Devant l’absence de réponse, on frappa à nouveau.
« Il faudrait peut-être ouvrir et arrêter d’avoir peur mon petit chat, tout ira bien… » dit ma patiente en plantant un regard mêlé de détermination et de soutien dans le mien.
Je respirai un grand coup et toujours en fixant ma patiente pour prendre ce qu’il me fallait de courage, je me retournai, saisis la poignée et l’abaissai avant d’entrebâiller la porte doucement.
Un ours… OUF !
« -Sarah ? Ça va ? souffla Morgan.
-Oui », répondis-je, peu convaincante en le laissant entrer.
Avant de refermer la porte derrière lui, j’eus le temps d’apercevoir Thomas, au milieu du service qui guettait ma sortie, les bras croisés.
« -Que se passe-t-il ? me demanda Winnie.
-Rien, ça va… je me suis souvenue que j’avais oublié de vérifier quelque chose dans la chambre de madame Cilorne, tentai-je de mentir avec peu de succès.
-Sarah, dis-moi la vérité. Qui est ce mec ? » insista Morgan.
Je déglutis puis expirai bruyamment.
« -Un fantôme de cheval venu du passé…
-Hein ?
-Laisse tomber, c’est personne ! »
Ma patiente suivait notre échange depuis son lit et décida d’intervenir :
« -Docteur, vous êtes venu pour retirer ma PCA ?
-Euh, oui, bien sûr, bégaya Morgan, se souvenant que nous étions dans la chambre d’une patiente.
-Très bien ! Avant ça, je voudrais qu’on m’accompagne aux toilettes s’il vous plait.

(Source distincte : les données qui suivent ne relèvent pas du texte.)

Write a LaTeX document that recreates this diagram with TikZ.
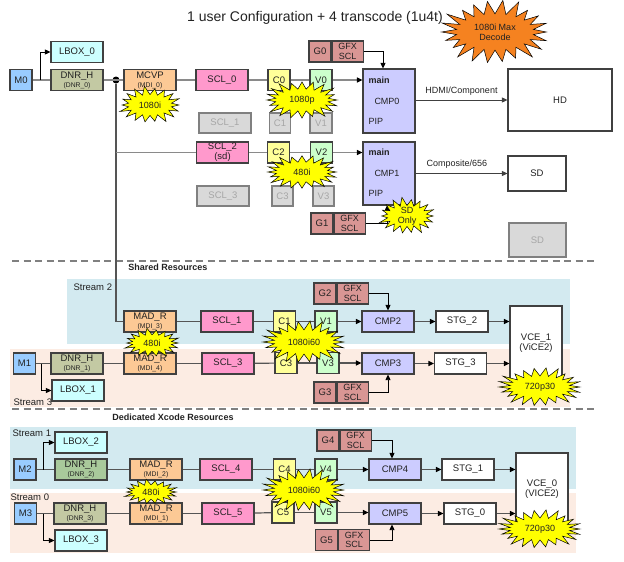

Une envie pressante…
-Bien sûr madame ! » dis-je en me précipitant sur ma patiente qui était déjà en train de s’assoir au bord du lit.
Sauvée par le gong ! Et je ne croyais pas si bien dire …
Elle m’épargnait un échange compliqué et me permettait de gagner du temps pour trouver que répondre à Morgan.
J’escortai ma patiente boitillante jusqu’au cabinet de toilette qui se trouvait à quelques mètres de son lit, pris soin de refermer la porte derrière elle et me dirigeai d’un pas hésitant vers celui qui attendait des réponses de ma part.
« -Tu as vraiment l’air tracassé Sarah ! Dis-moi ce qu’il se passe » chuchota mon interne préféré.
Je n’avais plus le choix, il fallait que je me lance.
« Le jeune homme que tu as croisé s’appelle Thomas. Je le connais depuis longtemps. Thomas était… »
Je n’eus pas le temps de terminer ma phrase.
Un bruit sourd nous parvint de derrière une porte. Il ne venait pas du couloir. La seule autre porte présente dans la pièce était celle des cabinets. Je connaissais ce bruit par expérience. Je l’avais tellement enduré à mes dépens… C’était le son d’un corps qui heurte quelque chose de plus solide, de plus fort que lui. Le bruit d’une chute, l’écho d’une tête heurtant le linoléum beige dont tout le service était couvert.
Je me précipitai vers la porte des cabinets, ayant le temps de craindre ce que j’allais y découvrir. Morgan avait été aussi rapide que moi et c’est ensemble que nous découvrîmes ma patiente préférée allongée sur le sol, les pieds sous le lavabo, le dos en travers de la porte et la tête sur le lino.
Elle avait les yeux clos et le teint livide.